— START Collected data —

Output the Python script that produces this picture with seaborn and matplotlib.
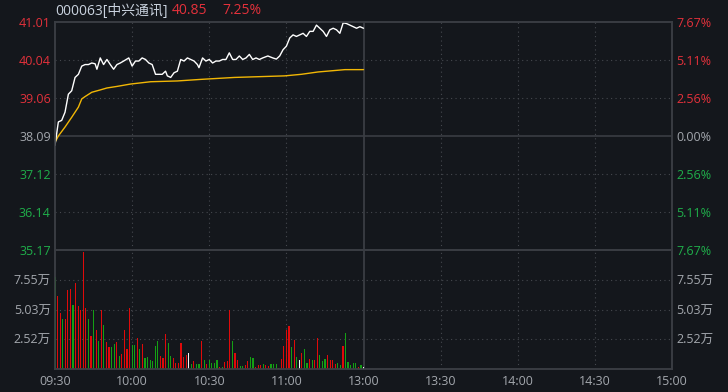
import matplotlib
matplotlib.use("Agg")
import matplotlib.pyplot as plt
import seaborn as sns
import pandas as pd

# ---------------- data ----------------
stock_code = "000063[中兴通讯]"
last_price = "40.85"
last_pct = "7.25%"
prev_close = 38.09

price_minutes = [0, 1.3, 2.6, 3.9, 5.2, 6.5, 7.8, 9.1, 10.4, 11.7, 13.0, 14.3, 15.6, 16.3, 17.6,
                 18.9, 20.2, 21.5, 22.8, 24.1, 25.4, 26.7, 28.7, 30.0, 31.3, 32.6, 33.9, 35.2,
                 36.5, 37.8, 39.1, 40.4, 41.7, 43.0, 43.7, 45.0, 46.3, 47.6, 48.9, 50.2, 51.5,
                 52.8, 54.1, 55.4, 56.0, 57.4, 58.7, 60.0, 61.3, 62.6, 63.9, 65.2, 66.5, 67.8,
                 69.1, 70.4, 71.7, 73.0, 74.3, 75.6, 76.9, 78.2, 79.5, 80.8, 82.8, 84.7, 86.1,
                 87.4, 88.7, 90.0, 91.3, 92.6, 93.9, 95.2, 96.5, 97.8, 99.1, 100.4, 101.7, 103.0,
                 104.3, 105.6, 106.9, 108.2, 109.5, 110.8, 112.1, 113.4, 114.7, 116.0, 117.3,
                 118.6, 120.0]
price = [37.85, 38.45, 38.49, 38.70, 39.16, 39.25, 39.59, 39.67, 39.88, 39.92, 39.92, 39.96,
         39.94, 39.80, 40.09, 39.92, 40.05, 39.92, 39.80, 39.92, 39.96, 40.01, 40.09, 39.88,
         40.01, 40.01, 40.09, 40.05, 39.96, 39.92, 39.67, 39.67, 39.67, 39.75, 39.63, 39.59,
         39.71, 39.75, 40.05, 40.01, 40.09, 40.05, 40.01, 39.92, 39.84, 40.09, 40.01, 40.05,
         39.96, 40.01, 40.01, 40.05, 40.05, 40.22, 40.05, 40.05, 40.14, 40.05, 40.09, 40.18,
         40.05, 40.09, 40.05, 40.09, 40.14, 40.09, 40.06, 40.14, 40.30, 40.39, 40.60, 40.68,
         40.64, 40.68, 40.72, 40.64, 40.77, 40.77, 40.93, 40.85, 40.77, 40.64, 40.81, 40.85,
         40.81, 40.72, 40.99, 40.97, 40.93, 40.89, 40.85, 40.89, 40.85]

avg_minutes = [0, 1.3, 3.9, 6.5, 9.1, 10.4, 11.7, 14.3, 17.6, 20.2, 24.1, 29.3, 37.2, 47.6,
               56.7, 69.8, 89.3, 95.8, 102.3, 112.8, 120]
avg_price = [37.93, 38.09, 38.32, 38.57, 38.83, 39.04, 39.10, 39.21, 39.27, 39.32, 39.36,
             39.42, 39.48, 39.50, 39.54, 39.59, 39.63, 39.67, 39.73, 39.79, 39.79]

volume = [7.76, 6.16, 4.71, 4.22, 4.22, 6.66, 6.80, 5.44, 7.27, 5.35, 5.00, 9.94, 5.15, 4.22,
          2.82, 5.00, 3.26, 2.38, 5.00, 3.75, 2.30, 1.86, 1.86, 2.09, 2.30, 1.13, 1.31, 3.26,
          1.66, 5.20, 2.01, 2.01, 2.62, 1.66, 2.15, 0.93, 0.99, 0.78, 0.70, 1.92, 2.38, 1.13,
          0.93, 2.97, 2.24, 1.13, 0.93, 0.55, 0.49, 2.24, 0.99, 1.22, 1.37, 0.44, 0.70, 0.41,
          0.41, 2.38, 0.78, 0.44, 0.73, 0.55, 0.49, 0.78, 0.20, 0.20, 0.58, 0.64, 5.00, 2.38,
          1.37, 0.78, 0.26, 0.26, 0.35, 0.64, 0.99, 0.90, 0.20, 0.35, 0.35, 0.44, 0.35, 0.26,
          0.44, 0.44, 0.44, 0.12, 0.84, 1.95, 3.26, 3.60, 1.89, 2.44, 0.99, 0.78, 1.37, 1.69,
          0.55, 0.87, 0.78, 0.78, 2.59, 1.22, 0.70, 0.87, 1.22, 0.78, 0.78, 0.44, 0.49, 0.35,
          1.95, 3.05, 0.58, 0.35, 0.49, 0.49, 0.20, 0.35, 0.15]
vol_dir = ["g", "r", "r", "g", "r", "r", "r", "g", "r", "r", "r", "r", "r", "g", "r", "g",
           "r", "g", "r", "g", "r", "r", "g", "g", "r", "g", "r", "r", "r", "r", "g", "g",
           "r", "g", "r", "g", "g", "g", "g", "g", "g", "r", "r", "r", "g", "g", "r", "r",
           "r", "r", "r", "r", "w", "g", "r", "g", "g", "r", "g", "r", "g", "g", "g", "g",
           "r", "g", "r", "r", "r", "g", "r", "r", "g", "g", "r", "r", "g", "g", "r", "r",
           "r", "g", "r", "r", "g", "g", "g", "r", "r", "r", "r", "r", "g", "r", "g", "w",
           "r", "g", "g", "r", "g", "r", "r", "g", "g", "g", "r", "r", "r", "r", "g", "g",
           "r", "g", "g", "g", "g", "g", "r", "g", "w"]
vol_minutes = list(range(len(volume)))

price_ticks = [41.01, 40.04, 39.06, 38.09, 37.12, 36.14, 35.17]
pct_labels = ["7.67%", "5.11%", "2.56%", "0.00%", "2.56%", "5.11%", "7.67%"]
vol_ticks = [2.52, 5.03, 7.55]
vol_labels = ["2.52万", "5.03万", "7.55万"]
vol_max = 10.07
time_ticks = [0, 30, 60, 90, 120, 150, 180, 210, 240]
time_labels = ["09:30", "10:00", "10:30", "11:00", "13:00", "13:30", "14:00", "14:30", "15:00"]

# ---------------- style ----------------
BG = "#14171c"
FRAME = "#3a3d43"
GRID = "#45484e"
RED = "#e3313b"
GREEN = "#1fae4a"
GREY = "#a3a7ad"
sns.set_theme(style="dark")
FAM = ["Open Sans", "Noto Sans CJK SC", "DejaVu Sans"]
plt.rcParams["font.family"] = FAM
plt.rcParams["font.size"] = 9
plt.rcParams["xtick.labelsize"] = 9
plt.rcParams["ytick.labelsize"] = 9
plt.rcParams["axes.facecolor"] = BG
plt.rcParams["figure.facecolor"] = BG
plt.rcParams["patch.edgecolor"] = "none"

fig = plt.figure(figsize=(7.28, 3.92), dpi=100)
L, W = 55 / 728, 617 / 728
axp = fig.add_axes([L, 1 - 250 / 392, W, 228 / 392])
axv = fig.add_axes([L, 1 - 369 / 392, W, 119 / 392])

dot = (0, (1, 3))

# price panel
for t in price_ticks[1:-1]:
    if t == prev_close:
        axp.axhline(t, color=FRAME, lw=1.2, zorder=1)
    else:
        axp.axhline(t, color=GRID, lw=0.8, ls=dot, zorder=1)
for m in time_ticks[1:-1]:
    if m == 120:
        axp.axvline(m, color=FRAME, lw=1.3, zorder=1)
    else:
        axp.axvline(m, color=GRID, lw=0.8, ls=dot, zorder=1)

sns.lineplot(x=avg_minutes, y=avg_price, color="#f2b705", lw=1.0, ax=axp, zorder=3)
sns.lineplot(x=price_minutes, y=price, color="white", lw=1.0, ax=axp, zorder=4)
axp.set_xlim(0, 240)
axp.set_ylim(price_ticks[-1], price_ticks[0])
axp.set_xticks([])
axp.set_yticks(price_ticks)
axp.set_yticklabels([f"{t:.2f}" for t in price_ticks])
axp.tick_params(axis="y", length=0, pad=3)
for t, lab in zip(price_ticks, axp.get_yticklabels()):
    lab.set_color(RED if t > prev_close else (GREY if t == prev_close else GREEN))

axp2 = axp.twinx()
axp2.set_ylim(axp.get_ylim())
axp2.set_yticks(price_ticks)
axp2.set_yticklabels(pct_labels)
axp2.tick_params(axis="y", length=0, pad=3)
for t, lab in zip(price_ticks, axp2.get_yticklabels()):
    lab.set_color(RED if t > prev_close else (GREY if t == prev_close else GREEN))

# volume panel
for t in vol_ticks:
    axv.axhline(t, color=GRID, lw=0.8, ls=dot, zorder=1)
for m in time_ticks[1:-1]:
    if m == 120:
        axv.axvline(m, color=FRAME, lw=1.3, zorder=1)
    else:
        axv.axvline(m, color=GRID, lw=0.8, ls=dot, zorder=1)

vdf = pd.DataFrame({"minute": vol_minutes, "vol": volume, "dir": vol_dir})
sns.barplot(data=vdf, x="minute", y="vol", hue="dir",
            palette={"r": "#e00a0a", "g": "#14a014", "w": "#f4f4f4"},
            native_scale=True, dodge=False, width=0.45, errorbar=None,
            saturation=1, legend=False, linewidth=0, edgecolor="none",
            ax=axv, zorder=3)
for p in axv.patches:
    p.set_antialiased(False)
axv.set_xlim(0, 240)
axv.set_ylim(0, vol_max)
axv.set_xlabel("")
axv.set_ylabel("")
axv.set_yticks(vol_ticks)
axv.set_yticklabels(vol_labels, color=GREY)
axv.set_xticks(time_ticks)
axv.set_xticklabels(time_labels, color=GREY)
axv.tick_params(axis="y", length=0, pad=3)
axv.tick_params(axis="x", length=0, pad=4)

axv2 = axv.twinx()
axv2.set_ylim(0, vol_max)
axv2.set_yticks(vol_ticks)
axv2.set_yticklabels(vol_labels, color=GREY)
axv2.tick_params(axis="y", length=0, pad=3)

for ax in (axp, axp2, axv, axv2):
    ax.grid(False)
    for s in ax.spines.values():
        s.set_color(FRAME)
        s.set_linewidth(1.2)

# header
fig.text(55 / 728, 1 - 11 / 392, stock_code, color="#c9d2de", va="center", ha="left", fontsize=10)
fig.text(172 / 728, 1 - 11 / 392, last_price, color=RED, va="center", ha="left", fontsize=10)
fig.text(222 / 728, 1 - 11 / 392, last_pct, color=RED, va="center", ha="left", fontsize=10)

fig.savefig("out.png", dpi=100, facecolor=BG)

— END Collected data —

## Description of the task
From the first line of the material down to the line containing "prev_close = 38.09", inclusive, return each line exactly, skipping any picture.

## Correct result
Output the Python script that produces this picture with seaborn and matplotlib.
import matplotlib
matplotlib.use("Agg")
import matplotlib.pyplot as plt
import seaborn as sns
import pandas as pd

# ---------------- data ----------------
stock_code = "000063[中兴通讯]"
last_price = "40.85"
last_pct = "7.25%"
prev_close = 38.09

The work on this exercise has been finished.